In those days, before 20 generations of in-breeding, inconsistent nutrition and seasonal starvation, they were well-bred and valued horses. Ron Connley can still name McNamara’s foundation stallions, and remembers seeing two of them when he was a boy.
One was a pony stallion called Billy Illes, whose progeny were prized. The other was the piebald stallion who is the forebear of hundreds of “coloured” horses still in the high country, both as brumbies and as stock horses used to chase them.
One of that bloodline, Johnny Reb, emerged from backblocks Omeo to be Australian champion showjumper in 1971 and was due for Olympic selection when fatally injured. They took the champ home to East Gippsland’s blue hills to bury him. His grave, at Buchan, is marked with a nameplate in the shape of a horseshoe.
Ken Connley and a not-so-silent partner Phil Maguire run stock on the property at Bundara. Among them are a couple of dozen piebald and skewbald brumbies that wander in and out of the bush, all descended from the same line that produced the great Johnny Reb. The Connleys and other mountain people have grown up with brumbies and brumby running. It is part of their life, and they are torn between the practical realities of the present and memories of the past.

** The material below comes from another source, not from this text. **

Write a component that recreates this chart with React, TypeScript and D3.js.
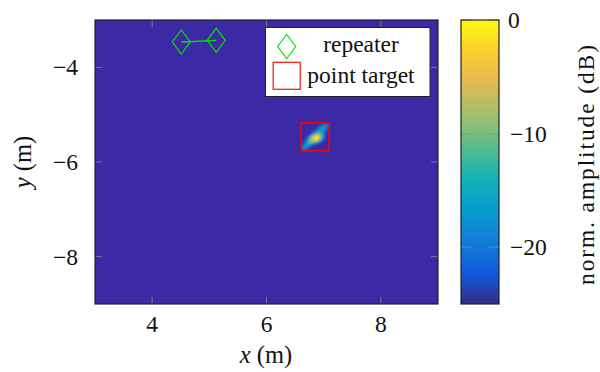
import React from 'react';
import * as d3 from 'd3';

// parula colormap (pgfplots definition)
const parulaStops = [
  '#352a87', '#0f5cdd', '#127dd8', '#079ccf', '#15b1b4',
  '#59bd8c', '#a5be6b', '#e1b952', '#fcce2e', '#f9fb0e',
];

// axis ticks
const xTicks = [4, 6, 8];
const yTicks = [-4, -6, -8];
const cbTicks = [0, -10, -20];

// repeater positions (m)
const repeaterX = [4.51, 5.12];
const repeaterY = [-3.465, -3.43];

// point target box centre (m)
const targetX = 6.85;
const targetY = -5.47;

// image patch around the target, dB values (rows top -> bottom)
const patchX0 = 6.62;
const patchY0 = -5.2;
const patchDx = 0.04;
const patchDy = 0.05;
const patchDb = [
  [-25, -25, -25, -25, -25, -25, -25, -24, -21, -18, -17, -19],
  [-25, -25, -25, -25, -25, -25, -24, -20, -17, -16, -18, -22],
  [-25, -25, -25, -25, -25, -24, -21, -17, -15, -17, -21, -25],
  [-25, -25, -25, -25, -23, -19, -15, -13, -14, -19, -24, -25],
  [-25, -25, -25, -22, -16, -10, -7, -8, -12, -19, -25, -25],
  [-25, -25, -22, -14, -7, -2, -1, -3, -10, -18, -25, -25],
  [-25, -24, -18, -10, -5, -1, -1, -6, -14, -22, -25, -25],
  [-25, -21, -14, -11, -9, -10, -13, -19, -23, -25, -25, -25],
  [-23, -17, -14, -15, -18, -22, -25, -25, -25, -25, -25, -25],
  [-19, -15, -17, -21, -24, -25, -25, -25, -25, -25, -25, -25],
  [-18, -19, -23, -25, -25, -25, -25, -25, -25, -25, -25, -25],
];

const FONT = '"Liberation Serif", "Times New Roman", serif';
const FS = 23.5;

export default function App() {
  const W = 600;
  const H = 372;
  const plot = { left: 95, top: 20, right: 438, bottom: 304 };
  const cb = { left: 461, right: 499 };

  const x = d3.scaleLinear().domain([3, 9]).range([plot.left, plot.right]);
  const y = d3.scaleLinear().domain([-9, -3]).range([plot.bottom, plot.top]);
  const cy = d3.scaleLinear().domain([-25, 0]).range([plot.bottom, plot.top]);
  const color = d3
    .scaleLinear<string>()
    .domain(parulaStops.map((_, i) => -25 + (25 * i) / (parulaStops.length - 1)))
    .range(parulaStops)
    .interpolate(d3.interpolateRgb)
    .clamp(true);

  const cells = [];
  patchDb.forEach((row, j) => {
    row.forEach((v, i) => {
      if (v <= -24.5) return;
      const x0 = patchX0 + i * patchDx;
      const y0 = patchY0 - j * patchDy;
      cells.push({ x0, x1: x0 + patchDx, y0, y1: y0 - patchDy, v });
    });
  });

  const tickLen = 7;
  const tickColor = '#8a8a8a';
  const dW = 9;
  const dH = 12;
  const diamond = (cx: number, cyy: number) =>
    `M${cx},${cyy - dH}L${cx + dW},${cyy}L${cx},${cyy + dH}L${cx - dW},${cyy}Z`;

  const green = '#00e600';
  const legend = { x: 265.5, y: 27.5, w: 164.5, h: 69 };

  return (
    <svg
      width={W}
      height={H}
      style={{ position: 'absolute', left: 0, top: 0, background: '#fff' }}
      fontFamily={FONT}
    >
      <defs>
        <linearGradient id="cbgrad" x1="0" y1="1" x2="0" y2="0">
          {parulaStops.map((c, i) => (
            <stop key={i} offset={i / (parulaStops.length - 1)} stopColor={c} />
          ))}
        </linearGradient>
        <filter id="smooth" x="-20%" y="-20%" width="140%" height="140%">
          <feGaussianBlur stdDeviation="0.8" />
        </filter>
        <clipPath id="plotclip">
          <rect x={plot.left} y={plot.top} width={plot.right - plot.left} height={plot.bottom - plot.top} />
        </clipPath>
      </defs>

      {/* image background (floor level) */}
      <rect
        x={plot.left}
        y={plot.top}
        width={plot.right - plot.left}
        height={plot.bottom - plot.top}
        fill="#3c29a6"
      />
      <g filter="url(#smooth)" clipPath="url(#plotclip)">
        {cells.map((c, k) => (
          <rect
            key={k}
            x={x(c.x0)}
            y={y(c.y0)}
            width={x(c.x1) - x(c.x0) + 0.3}
            height={y(c.y1) - y(c.y0) + 0.3}
            fill={color(c.v)}
          />
        ))}
      </g>

      {/* ticks */}
      {xTicks.map((t) => (
        <g key={'xt' + t} stroke={tickColor} strokeWidth={0.8}>
          <line x1={x(t)} x2={x(t)} y1={plot.bottom} y2={plot.bottom - tickLen} />
          <line x1={x(t)} x2={x(t)} y1={plot.top} y2={plot.top + tickLen} />
        </g>
      ))}
      {yTicks.map((t) => (
        <g key={'yt' + t} stroke={tickColor} strokeWidth={0.8}>
          <line x1={plot.left} x2={plot.left + tickLen} y1={y(t)} y2={y(t)} />
          <line x1={plot.right} x2={plot.right - tickLen} y1={y(t)} y2={y(t)} />
        </g>
      ))}

      {/* repeaters */}
      <line
        x1={x(repeaterX[0])}
        y1={y(repeaterY[0])}
        x2={x(repeaterX[1])}
        y2={y(repeaterY[1])}
        stroke={green}
        strokeWidth={1.4}
      />
      {repeaterX.map((rx, i) => (
        <path key={'rep' + i} d={diamond(x(rx), y(repeaterY[i]))} fill="none" stroke={green} strokeWidth={1.2} />
      ))}

      {/* point target */}
      <rect
        x={x(targetX) - 14}
        y={y(targetY) - 14}
        width={28}
        height={28}
        fill="none"
        stroke="#ff0000"
        strokeWidth={1.6}
      />

      {/* plot frame */}
      <rect
        x={plot.left}
        y={plot.top}
        width={plot.right - plot.left}
        height={plot.bottom - plot.top}
        fill="none"
        stroke="#222"
        strokeWidth={1.2}
      />

      {/* legend */}
      <rect x={legend.x} y={legend.y} width={legend.w} height={legend.h} fill="#fff" stroke="#222" strokeWidth={1} />
      <path d={diamond(286.7, 46.5)} fill="none" stroke={green} strokeWidth={1.2} />
      <rect x={273.2} y={62.3} width={27} height={27} fill="none" stroke="#ff2020" strokeWidth={1.3} />
      <text x={361} y={51.5} fontSize={FS} textAnchor="middle" fill="#111">repeater</text>
      <text x={361} y={83} fontSize={FS} textAnchor="middle" fill="#111">point target</text>

      {/* tick labels */}
      {xTicks.map((t) => (
        <text key={'xl' + t} x={x(t)} y={331.5} fontSize={FS} textAnchor="middle" fill="#111">
          {d3.format('')(t)}
        </text>
      ))}
      {yTicks.map((t) => (
        <text key={'yl' + t} x={78} y={y(t) + 8} fontSize={FS} textAnchor="end" fill="#111">
          {'\u2212' + Math.abs(t)}
        </text>
      ))}

      {/* axis labels */}
      <text x={266} y={363} fontSize={FS + 1} textAnchor="middle" fill="#111">
        <tspan fontStyle="italic">x</tspan> (m)
      </text>
      <text
        transform={`translate(31,${(plot.top + plot.bottom) / 2}) rotate(-90)`}
        fontSize={FS + 1}
        textAnchor="middle"
        fill="#111"
      >
        <tspan fontStyle="italic">y</tspan> (m)
      </text>

      {/* colorbar */}
      <rect
        x={cb.left}
        y={plot.top}
        width={cb.right - cb.left}
        height={plot.bottom - plot.top}
        fill="url(#cbgrad)"
      />
      {cbTicks.map((t) => (
        <g key={'cbt' + t} stroke={tickColor} strokeWidth={0.8}>
          <line x1={cb.left} x2={cb.left + tickLen + 3} y1={cy(t)} y2={cy(t)} />
          <line x1={cb.right} x2={cb.right - tickLen - 3} y1={cy(t)} y2={cy(t)} />
        </g>
      ))}
      <rect
        x={cb.left}
        y={plot.top}
        width={cb.right - cb.left}
        height={plot.bottom - plot.top}
        fill="none"
        stroke="#222"
        strokeWidth={1.2}
      />
      {cbTicks.map((t) => (
        <text key={'cbl' + t} x={t === 0 ? 508 : 510} y={cy(t) + 8} fontSize={FS} textAnchor="start" fill="#111">
          {t === 0 ? '0' : '\u2212' + Math.abs(t)}
        </text>
      ))}
      <text
        transform={`translate(594,${(plot.top + plot.bottom) / 2 + 3}) rotate(-90)`}
        fontSize={FS}
        textAnchor="middle"
        textLength={240}
        lengthAdjust="spacing"
        fill="#111"
      >
        norm. amplitude (dB)
      </text>
    </svg>
  );
}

Ken Connley is unlikely to catch another horse. At 74, between visits to his specialist, he thinks about better days. One of his favourite “buck running” horses, he says, was a skewbald stallion with enormous stamina. He, like Johnny Reb, was the same bloodline as some of those multi-coloured horses he caught.
Like an angler who releases fish back into the water, Connley bred some colts by the stallion and turned them out into the bush to improve the brumby breed. It is hard for him and brother Ron and the other mountain people to imagine a time when the mountain brumbies would be completely shot out, which is what the government wants to do.
But they are livestock people, and know there’s a case for thinning them out, which is different from eradication.
Ask Ron about the wild horses and he says there are too many of them, and that the breed has deteriorated.
He agrees with other cattlemen that there are too many feral horses in the eastern alps, from Omeo to Gelantipy to the border. But, funnily enough, he says there are not that many on the Bogongs, because it is such a tough place to survive winters.
“We went up there with pack horses last year,” he says. “We saw about 30 horses and there wouldn’t be more than 50 there. They’re really inbred now. Just little brumbies.”